On Reading Other Writers' Drafts
'Leftie crap,' he said, then walked away.
Any writer will learn a vast amount by looking closely at another writer’s drafts.
Not least, they can pick up their private language of signs. How they delete, highlight, interpolate and shift chunks from there to here.
This isn’t a given. At middle school, I was taught how to cross out. Don’t scribble or do loops. Just pass single horizontal line through the heart of the letters, to kill them — and my line was never straight enough, not even when I tried a ruler.
But I picked up much of the rest of how a fluid, in progress manuscript should or can look from T.S.Eliot’s The Waste Land: A Facsimile & Transcript of the Original Drafts. A copy of this was in the school library.
One afternoon, when I had a free period, I was sitting in a chair between two bookstacks, reading this big blue book. The Physics Master, who was reputed to have once been on a plane overflying a nuclear bomb test, came up behind me.
‘Poetry, Litt?’ he asked.
I turned round, not a little unnerved.
‘Yes, sir,’ I said.
The Physics Master paused, then said, ‘My daughter writes poetry.’
I paused. This, I thought, was an unprecedented moment of intimacy. But how could I respond.
‘Really?’ I said.
He breathed in.
‘Leftie crap,’ he said, then walked away.
If I hadn’t loved Eliot already, that would have done the job.
The Physics Master’s catchphrase, when setting homework, was to say, ‘Read, learn and inwardly digest pages X to Y of your textbook.’
That, I suppose, was what I was doing with Eliot. (Like Auden said of Yeats, ‘the words of a dead man/ Are modified in the guts of the living.’) But it wasn’t just Eliot — also putting their notes into his typescript were Ezra Pound (‘make up yr mind you Tireseas if you know known damn well or else dont’) and Valerie Eliot (adding ‘What you get married for if you dont want to have children’).
Later, at university, I found my way to George Orwell’s Nineteen Eighty-Four: The Facsimile of the Extant Manuscript. This amazed me. Orwell had typed up the whole novel, then seemed to have been dissatisfied with every single sentence.
I saw how much rewriting some writers did. And then, with Jane Austen’s Sanditon, and Henry James’s The Europeans, I saw how much rewriting some writers absolutely didn’t do.

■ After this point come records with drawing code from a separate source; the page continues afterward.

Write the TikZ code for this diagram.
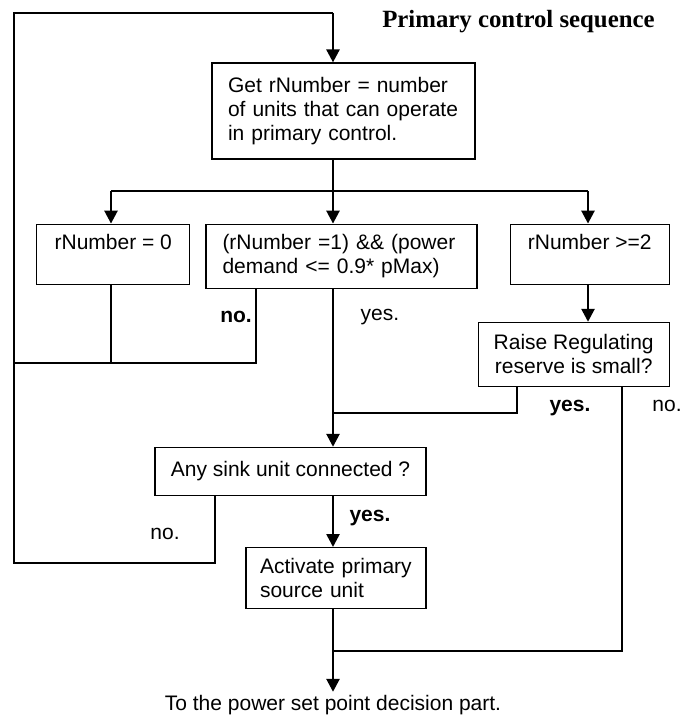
\documentclass[tikz,border=0pt]{standalone}
\usepackage{fontspec}
\setmainfont{Liberation Sans}
\newfontfamily\titlefont{Liberation Serif}
\usepackage{tikz}
\usetikzlibrary{arrows.meta, positioning}

\begin{document}
\begin{tikzpicture}[
    x=0.5pt, y=-0.5pt,
    font=\fontsize{10.5}{12}\selectfont,
    box/.style={rectangle, draw, line width=0.6pt, inner sep=0pt, align=center},
    leftbox/.style={box, align=left, inner xsep=8pt},
    line/.style={line width=0.6pt},
    thickline/.style={line width=1.3pt},
    arrow/.style={-{Triangle[length=6.5pt, width=6.5pt]}, line width=1.3pt},
    lbl/.style={inner sep=1pt}
]
\useasboundingbox (0,0) rectangle (683,722);

\node[font=\titlefont\bfseries\fontsize{12.4}{14}\selectfont, anchor=east, inner sep=0pt] (title) at (655,22) {Primary control sequence};

\node[leftbox, minimum width=131.5pt, minimum height=48pt, text width=115.5pt] (get) at (343.5,111) {Get rNumber = number\\of units that can operate\\in primary control.};
\node[leftbox, minimum width=135.5pt, minimum height=32pt, text width=119pt, below=32pt of get.south west, anchor=north west, xshift=-3pt] (cond) {(rNumber =1) \&\& (power\\demand <= 0.9* pMax)};
\node[box, minimum width=76.5pt, minimum height=30pt, left=7.5pt of cond.north west, anchor=north east] (zero) {rNumber = 0\\\mbox{}};
\node[box, minimum width=79.5pt, minimum height=30pt, right=16pt of cond.north east, anchor=north west] (ge2) {rNumber >=2\\\mbox{}};
\node[box, minimum width=95.5pt, minimum height=32pt, below=18.5pt of ge2.south east, anchor=north east] (raise) {Raise Regulating\\reserve is small?};
\node[box, minimum width=135.5pt, minimum height=24pt, below=79pt of cond.south west, anchor=north west, xshift=-25.5pt] (sink) {Any sink unit connected ?};
\node[leftbox, inner xsep=7pt, minimum width=90pt, minimum height=30.5pt, text width=76pt, below=25.5pt of sink.south east, anchor=north east] (act) {\hbox{Activate primary}\\source unit};
\node[inner ysep=1.5pt] (out) at (333,705) {To the power set point decision part.};

\node[lbl, font=\bfseries\fontsize{10.5}{12}\selectfont] (noCond) at (236,317) {no.};
\node[lbl] (yesCond) at (380,317) {yes.};
\node[lbl, font=\bfseries\fontsize{10.5}{12}\selectfont] (yesRaise) at (570,408) {yes.};
\node[lbl] (noRaise) at (667,406) {no.};
\node[lbl] (noSink) at (165,534) {no.};
\node[lbl, font=\bfseries\fontsize{10.5}{12}\selectfont] (yesSink) at (370,518) {yes.};

\coordinate (loopTL) at (14,13);
\coordinate (loopTR) at (333,13);
\coordinate (loopBL) at (14,563);
\coordinate (sinkNo) at (215,563);
\coordinate (brL) at (111,191);
\coordinate (brM) at (333,191);
\coordinate (brR) at (588,191);
\coordinate (joinL) at (14,363);
\coordinate (condNo) at (256,363);
\coordinate (joinM) at (333,413);
\coordinate (raiseYes) at (517,413);
\coordinate (joinB) at (333,651);
\coordinate (raiseNo) at (622,651);

\draw[line] (sink.south -| sinkNo) -- (sinkNo) -- (loopBL) -- (loopTL) -- (loopTR);
\draw[arrow] (loopTR) -- (get.north -| loopTR);
\draw[thickline] (get.south -| brM) -- (brM);
\draw[thickline] (brL) -- (brR);
\draw[arrow] (brL) -- (zero.north -| brL);
\draw[arrow] (brM) -- (cond.north -| brM);
\draw[arrow] (brR) -- (ge2.north -| brR);
\draw[line] (zero.south -| brL) -- (brL |- joinL);
\draw[line] (cond.south -| condNo) -- (condNo) -- (joinL);
\draw[arrow] (ge2.south -| brR) -- (raise.north -| brR);
\draw[line] (cond.south -| joinM) -- (joinM);
\draw[line] (raise.south -| raiseYes) -- (raiseYes) -- (joinM);
\draw[arrow] (joinM) -- (sink.north -| joinM);
\draw[arrow] (sink.south -| joinM) -- (act.north -| joinM);
\draw[line] (raise.south -| raiseNo) -- (raiseNo) -- (joinB);
\draw[arrow] (act.south -| joinB) -- (out.north -| joinB);
\end{tikzpicture}
\end{document}
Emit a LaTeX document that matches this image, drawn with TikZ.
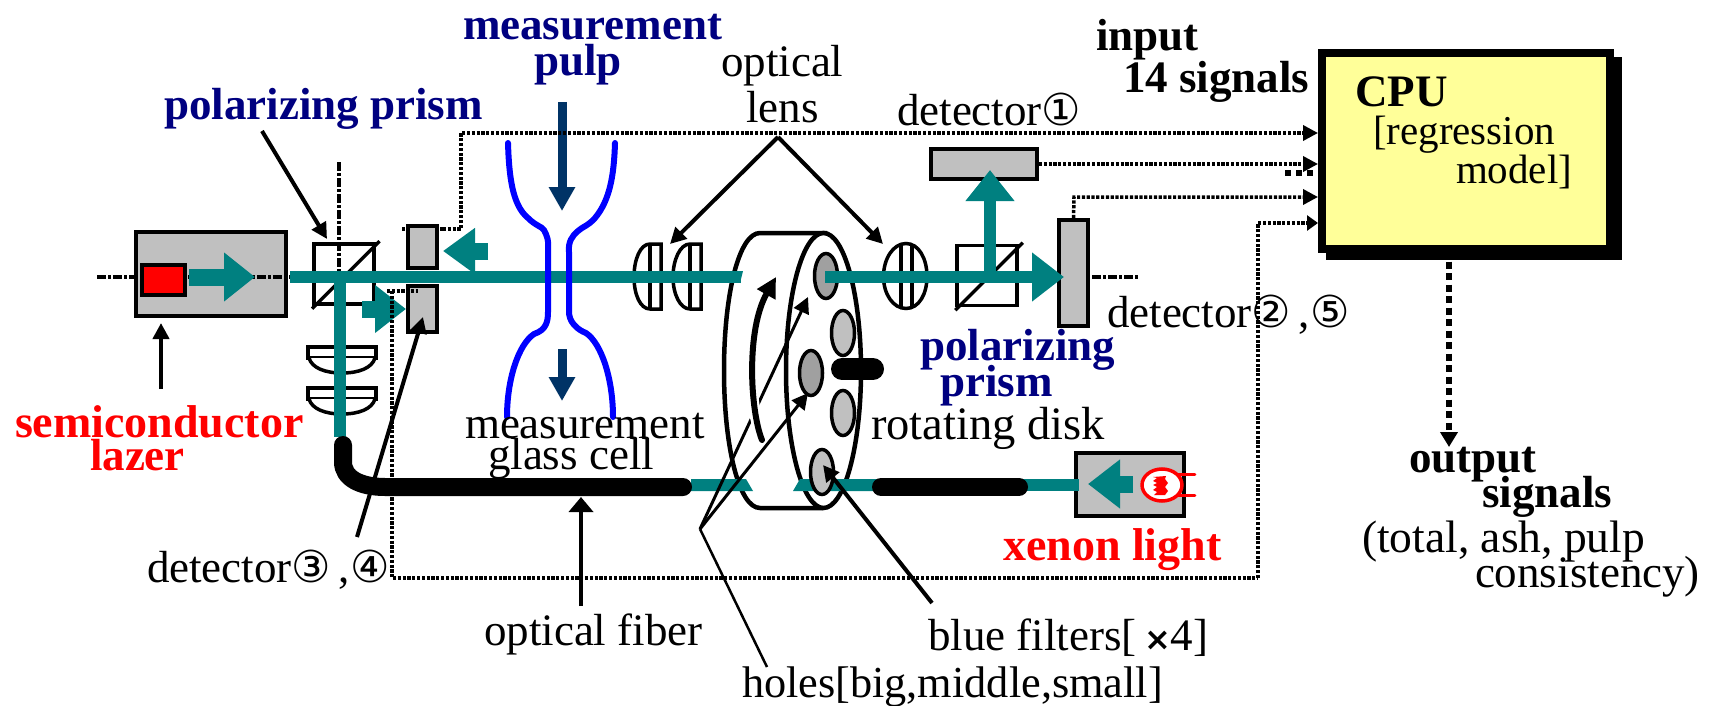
\documentclass[tikz,border=0pt]{standalone}
\usepackage{xcolor}
\usepackage{fontspec}
\setmainfont{Liberation Serif}
\newfontfamily\symfont{DejaVu Sans}
\newcommand{\circled}[1]{{\symfont\fontsize{44}{44}\selectfont #1}}
\usepackage{tikz}
\usetikzlibrary{arrows.meta,positioning,shapes.geometric,calc}
\definecolor{beamteal}{RGB}{0,128,128}
\definecolor{panelgray}{RGB}{192,192,192}
\definecolor{holegray}{RGB}{160,160,160}
\definecolor{titleblue}{RGB}{0,0,128}
\definecolor{pulpblue}{RGB}{0,51,102}
\definecolor{cpuyellow}{RGB}{255,255,153}

\begin{document}
\begin{tikzpicture}[x=1pt,y=-1pt,
lbl/.style={anchor=base west, inner sep=0pt, outer sep=0pt, font=\fontsize{45}{45}\selectfont},
lblbold/.style={lbl, font=\fontsize{45}{45}\selectfont\bfseries},
navylbl/.style={lblbold, text=titleblue},
redlbl/.style={lblbold, text=red},
graybox/.style={draw, line width=4pt, fill=panelgray, inner sep=0pt},
prismbox/.style={draw, line width=3.5pt, fill=white, inner sep=0pt, minimum size=60pt},
lens/.style={draw, line width=3.5pt, fill=white},
hole/.style={draw, ellipse, line width=3.5pt, inner sep=0pt, minimum width=23pt, minimum height=45pt, fill=panelgray},
axisline/.style={line width=3.5pt, dash pattern=on 9pt off 2pt on 3pt off 2pt},
dotline/.style={line width=3.5pt, dash pattern=on 3.2pt off 1.6pt},
sigarrow/.style={dotline, -{Triangle[length=15pt,width=15pt]}},
callout/.style={line width=4pt, -{Triangle[length=16pt,width=16pt]}},
beam/.style={line width=12pt, color=beamteal},
beamarrow/.style={line width=17pt, color=beamteal, -{Triangle[length=31pt,width=47pt]}},
fibre/.style={line width=18pt, line cap=round},
pulparrow/.style={line width=9pt, color=pulpblue, -{Triangle[length=24pt,width=25pt]}},
cell/.style={line width=6pt, color=blue, line cap=round, line join=round}
]
\useasboundingbox (0,0) rectangle (1713,706);

% light source and first prism
\coordinate (sigCw) at (402,229);
\coordinate (sigCa) at (443,229);
\draw[dotline] (sigCw) -- (sigCa);
\node[graybox, minimum width=150pt, minimum height=84pt] (laser) at (211,274) {};
\node[prismbox, right=24pt of laser] (prismL) {};
\node[graybox, minimum width=29pt, minimum height=42pt] (detC) at (422.5,247) {};
\node[graybox, minimum width=29pt, minimum height=46pt, below=14pt of detC] (detD) {};
\coordinate (axisW) at (97,277);
\coordinate (axisE) at (290,277);
\coordinate (axisN) at (339,162);
\coordinate (axisS) at (339,272);
\draw[axisline] (axisW) -- (axisE);
\draw[axisline] (axisN) -- (axisS);
\draw[line width=3.5pt] ($(prismL.south west)+(0,3)$) -- ($(prismL.north east)+(4,-1)$);
\node[draw, line width=4pt, fill=red, inner sep=0pt, minimum width=43pt, minimum height=30pt] (diode) at (163,279.5) {};

% lenses
\draw[lens] (308,347) -- (376,347) -- (376,358) -- (308,358) -- cycle;
\draw[lens] (309,358) .. controls (312,368) and (325,373) .. (342,373) .. controls (359,373) and (372,368) .. (375,358);
\draw[lens] (308,388) -- (376,388) -- (376,399) -- (308,399) -- cycle;
\draw[lens] (309,399) .. controls (312,409) and (325,414) .. (342,414) .. controls (359,414) and (372,409) .. (375,399);
\draw[lens] (661,244) -- (650,244) .. controls (640,244) and (634,260) .. (634,277) .. controls (634,294) and (640,309) .. (650,309) -- (661,309) -- cycle;
\draw[line width=3.5pt] (650,244) -- (650,309);
\draw[lens] (701,244) -- (690,244) .. controls (680,244) and (673,260) .. (673,277) .. controls (673,294) and (680,309) .. (690,309) -- (701,309) -- cycle;
\draw[line width=3.5pt] (690,244) -- (690,309);

% rotating disk
\draw[line width=4.5pt, fill=white] (827,233) -- (760,233) .. controls (739,233) and (724,294) .. (724,370.5) .. controls (724,447) and (739,508) .. (760,508) -- (823,508);
\node[draw, ellipse, line width=4.5pt, fill=white, inner sep=0pt, minimum width=75pt, minimum height=275pt] (disk) at (823.5,370.5) {};
\fill[beamteal] (691,479) -- (746,479) -- (753,491) -- (691,491) -- cycle;
\fill[beamteal] (800,479) -- (793,491) -- (877,491) -- (877,479) -- cycle;
\node[hole, fill=holegray] (holeA) at (826,276) {};
\node[hole] (holeB) at (843,333) {};
\node[hole, fill=holegray] (holeC) at (811,373) {};
\node[hole] (holeD) at (843,413) {};
\node[hole] (holeE) at (822,472) {};
\coordinate (pillW) at (842,369);
\coordinate (pillE) at (873,369);
\draw[line width=22pt, line cap=round] (pillW) -- (pillE);

% right hand optics
\draw[lens] (906,243.5) .. controls (893,243.5) and (883.5,259) .. (883.5,276.5) .. controls (883.5,294) and (893,308.5) .. (906,308.5) .. controls (919,308.5) and (927,294) .. (927,276.5) .. controls (927,259) and (919,243.5) .. (906,243.5) -- cycle;
\draw[line width=3.5pt] (901,244) -- (901,308) (912,244) -- (912,308);
\node[prismbox, minimum size=60pt] (prismR) at (987,275.5) {};
\draw[line width=3.5pt] ($(prismR.south west)+(0,3)$) -- ($(prismR.north east)+(4,-1)$);
\node[graybox, minimum width=106pt, minimum height=30pt] (detA) at (984,164) {};
\node[graybox, minimum width=29pt, minimum height=106pt] (detB) at (1073.5,273) {};
\coordinate (axisR) at (1092,277);
\coordinate (axisRend) at (1138,277);
\draw[axisline] (axisR) -- (axisRend);

% xenon lamp
\node[graybox, minimum width=108pt, minimum height=63pt] (xenon) at (1130,484.5) {};
\node[draw=red, ellipse, line width=3.5pt, fill=white, inner sep=0pt, minimum width=40pt, minimum height=32pt] (lamp) at (1162,485) {};
\fill[red] (1153,477) -- (1157,478) -- (1153,481) -- (1157,483) -- (1153,485) -- (1157,487) -- (1153,490) -- (1157,492) -- (1154,495) -- (1165,495) -- (1168,491) -- (1165,487) -- (1168,483) -- (1165,479) -- (1166,476) -- cycle;
\draw[red, line width=3pt, line cap=round] (lamp.30) ++(-2,0) -- ++(17,0);
\draw[red, line width=3pt, line cap=round] (lamp.-30) ++(-2,0) -- ++(17,0);

% CPU
\node[fill=black, inner sep=0pt, minimum width=296pt, minimum height=203pt] (cpuShadow) at (1474,158.5) {};
\node[draw, line width=8pt, fill=cpuyellow, inner sep=0pt, minimum width=288pt, minimum height=195pt] (cpu) at (1466,151) {};

% light paths
\coordinate (beamW) at (290,277);
\coordinate (beamE) at (741,277);
\coordinate (beamS) at (339.5,437);
\coordinate (beamT) at (339.5,277);
\draw[beam] (beamT) -- (beamS);
\draw[beam] (beamW) -- (beamE);
\fill[beamteal] (741,271) -- (743,271) -- (740,283) -- cycle;
\coordinate (laserW) at (189,277);
\coordinate (laserE) at (255,277);
\draw[beamarrow] (laserW) -- (laserE);
\coordinate (backE) at (488,251);
\coordinate (backW) at (443,251);
\draw[beamarrow, -{Triangle[length=32pt,width=44pt]}] (backE) -- (backW);
\coordinate (sideW) at (362,309);
\coordinate (sideE) at (406,309);
\draw[beamarrow, -{Triangle[length=31pt,width=46pt]}] (sideW) -- (sideE);
\coordinate (upS) at (990,277);
\coordinate (upN) at (990,170);
\draw[line width=12pt, color=beamteal, -{Triangle[length=31pt,width=47pt]}] (upS) -- (upN);
\coordinate (outW) at (825,277);
\coordinate (outE) at (1064,277);
\draw[beam, -{Triangle[length=32pt,width=47pt]}] (outW) -- (outE);
\coordinate (lampE) at (1133,484);
\coordinate (lampW) at (1088,484);
\draw[beamarrow, -{Triangle[length=32pt,width=47pt]}] (lampE) -- (lampW);
\coordinate (xenonW) at (1079,485);
\coordinate (xenonF) at (1020,485);
\draw[beam] (xenonW) -- (xenonF);

% fibres
\coordinate (fibreW) at (343,445);
\coordinate (fibreE) at (683,487);
\coordinate (fibreRW) at (881,487);
\coordinate (fibreRE) at (1019,487);
\draw[fibre] (fibreW) -- (343,462) .. controls (343,478) and (360,487) .. (385,487) -- (fibreE);
\draw[fibre] (fibreRW) -- (fibreRE);

% glass cell
\draw[cell] (508,143) .. controls (509,175) and (512,205) .. (528,218) .. controls (536,226) and (541,226) .. (544,230) .. controls (547,236) and (549,240) .. (548,252) -- (548,312) .. controls (548,322) and (546,330) .. (534,334) .. controls (518,345) and (507,380) .. (507,417);
\draw[cell] (615,143) .. controls (614,175) and (610,200) .. (595,218) .. controls (588,226) and (582,227) .. (578,231) .. controls (572,236) and (568,242) .. (569,252) -- (569,310) .. controls (568,322) and (578,330) .. (586,333) .. controls (602,344) and (613,380) .. (613,417);
\coordinate (pulpA) at (562,102);
\coordinate (pulpB) at (562,211);
\coordinate (pulpC) at (562,349);
\coordinate (pulpD) at (562,401);
\draw[pulparrow] (pulpA) -- (pulpB);
\draw[pulparrow] (pulpC) -- (pulpD);

% signal lines
\coordinate (sigCb) at (461,229);
\coordinate (sigCc) at (461,133);
\coordinate (sigD) at (392,578);
\coordinate (sigDs) at (392,291);
\coordinate (sigDw) at (387,291);
\coordinate (sigDe) at (418,291);
\coordinate (sigE) at (1258,578);
\coordinate (sigF) at (1258,223);
\coordinate (sigBb) at (1074,197);
\draw[sigarrow] (sigCa) -- (sigCb) -- (sigCc) -- (sigCc -| cpu.west);
\draw[sigarrow] (detA.east) -- (detA.east -| cpu.west);
\draw[line width=6pt, dash pattern=on 6pt off 5pt] (1285,173) -- (1318,173);
\draw[sigarrow] (detB.north) -- (sigBb) -- (sigBb -| cpu.west);
\draw[dotline] (sigDw) -- (sigDe);
\draw[dotline] (sigDs) -- (sigD) -- (sigE);
\draw[sigarrow, -{Triangle[length=11pt,width=15pt]}] (sigE) -- (sigF) -- (sigF -| cpu.west);
\coordinate (cpuOut) at (1449,447);
\draw[line width=6pt, dash pattern=on 7pt off 4.5pt, -{Triangle[length=15pt,width=17pt]}] (cpu.south -| cpuOut) ++(0,9) -- (cpuOut);

% callouts
\coordinate (prismCall) at (262,131);
\coordinate (prismTip) at (327,239);
\draw[callout] (prismCall) -- (prismTip);
\coordinate (laserCall) at (161,389);
\coordinate (laserTip) at (161,323);
\draw[callout] (laserCall) -- (laserTip);
\coordinate (detCall) at (357,537);
\coordinate (detTip) at (423,317);
\draw[callout] (detCall) -- (detTip);
\coordinate (lensApex) at (778,137);
\coordinate (lensTipL) at (670,244);
\coordinate (lensTipR) at (883,244);
\draw[callout] (lensApex) -- (lensTipL);
\draw[callout] (lensApex) -- (lensTipR);
\coordinate (fibreCall) at (581,606);
\coordinate (fibreTip) at (581,497);
\draw[callout, -{Triangle[length=15pt,width=24pt]}] (fibreCall) -- (fibreTip);
\coordinate (holeApex) at (700,529);
\coordinate (holeTipA) at (808,297);
\coordinate (holeTipB) at (808,393);
\coordinate (holeEnd) at (767,667);
\draw[callout, line width=3pt] (holeApex) -- (holeTipA);
\draw[callout, line width=3pt] (holeApex) -- (holeTipB);
\draw[line width=2.5pt] (holeApex) -- (holeEnd);
\coordinate (rotS) at (762,440);
\coordinate (rotN) at (776,277);
\draw[white, line width=12pt] (758,425) .. controls (754,410) and (752,400) .. (752,385);
\draw[line width=6pt, line cap=round, -{Triangle[length=20pt,width=20pt]}] (rotS) .. controls (750,410) and (746,330) .. (rotN);
\coordinate (filterCall) at (932,603);
\coordinate (filterTip) at (823,465);
\draw[callout] (filterCall) -- (filterTip);

% labels
\node[navylbl] (measTop) at (463,40) {measurement};
\node[navylbl] (pulpTop) at (534,76) {pulp};
\node[navylbl] (prismTop) at (164,120) {polarizing prism};
\node[lbl] (opticalTxt) at (721,77) {optical};
\node[lbl] (lensTxt) at (746,123) {lens};
\node[lblbold] (inputTxt) at (1096,51) {input};
\node[lblbold] (sigTxt) at (1123,93) {14 signals};
\node[lbl] (detAtxt) at (897,126) {detector\circled{①}};
\node[lbl] (detBtxt) at (1107,327) {detector\circled{②}\,,\circled{⑤}};
\node[navylbl] (prismRtxt) at (920,360) {polarizing};
\node[navylbl] (prismRtxtb) at (940,396) {prism};
\node[lbl, font=\fontsize{46.5}{46}\selectfont] (rotTxt) at (871,439) {rotating disk};
\node[redlbl, font=\fontsize{46}{46}\selectfont\bfseries] (semiTxt) at (15,437) {semiconductor};
\node[redlbl] (lazerTxt) at (90,470) {lazer};
\node[lbl] (measTxt) at (465,438) {measurement};
\node[lbl] (glassTxt) at (488,469) {glass cell};
\node[redlbl, font=\fontsize{46}{46}\selectfont\bfseries] (xenonTxt) at (1003,560) {xenon light};
\node[lbl] (detCtxt) at (147,582) {detector\circled{③}\,,\circled{④}};
\node[lbl] (fibreTxt) at (484,645) {optical fiber};
\node[lbl] (filterTxt) at (928,650) {blue filters[\,{\symfont\bfseries\fontsize{32}{32}\selectfont ×}4]};
\node[lbl, font=\fontsize{44.3}{44}\selectfont] (holeTxt) at (742,697) {holes[big,middle,small]};
\node[lblbold] (outTxt) at (1409,472) {output};
\node[lblbold] (signalTxt) at (1482,507) {signals};
\node[lbl, font=\fontsize{45.5}{46}\selectfont] (totalTxt) at (1362,552) {(total, ash, pulp};
\node[lbl] (consTxt) at (1475,587) {consistency)};
\node[lblbold] (cpuTxt) at (1355,107) {CPU};
\node[lbl, font=\fontsize{41}{41}\selectfont] (regTxt) at (1373,145) {[regression};
\node[lbl, font=\fontsize{41}{41}\selectfont] (modelTxt) at (1456,183) {model]};
\end{tikzpicture}
\end{document}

The best source of single pages of manuscript are the Paris Review Interviews. But here, I think, some writers asked to share a sample of their work-in-progress swank or clam up. They either put up something very heavily rewritten, to give the impression they are Flaubert on a bad year, or they share something almost untouched, so as to keep their trade secrets. In every case, there are clues. Neat handwriting or scribble? Typewriter or word processor?
Many manuscripts and typescripts are available online. Here’s David Foster Wallace’s The Pale King, the first page of JG Ballard’s Crash, some of Angela Carter’s The Bloody Chamber, and Franz Kafka’s The Trial.
What’s most important is to witness the production of sentences as messy, momentary. My favourite description of writing is from Edgar Allan Poe in ‘The Philosophy of Composition’:
Most writers—poets in especial—prefer having it understood that they compose by a species of fine frenzy—an ecstatic intuition—and would positively shudder at letting the public take a peep behind the scenes, at the elaborate and vacillating crudities of thought—at the true purposes seized only at the last moment—at the innumerable glimpses of idea that arrived not at the maturity of full view—at the fully-matured fancies discarded in despair as unmanageable—at the cautious selections and rejections—at the painful erasures and interpolations—in a word, at the wheels and pinions—the tackle for scene-shifting—the step-ladders, and demon-traps—the cock’s feathers, the red paint and the black patches, which, in ninety-nine cases out of a hundred, constitute the properties of the literary histrio.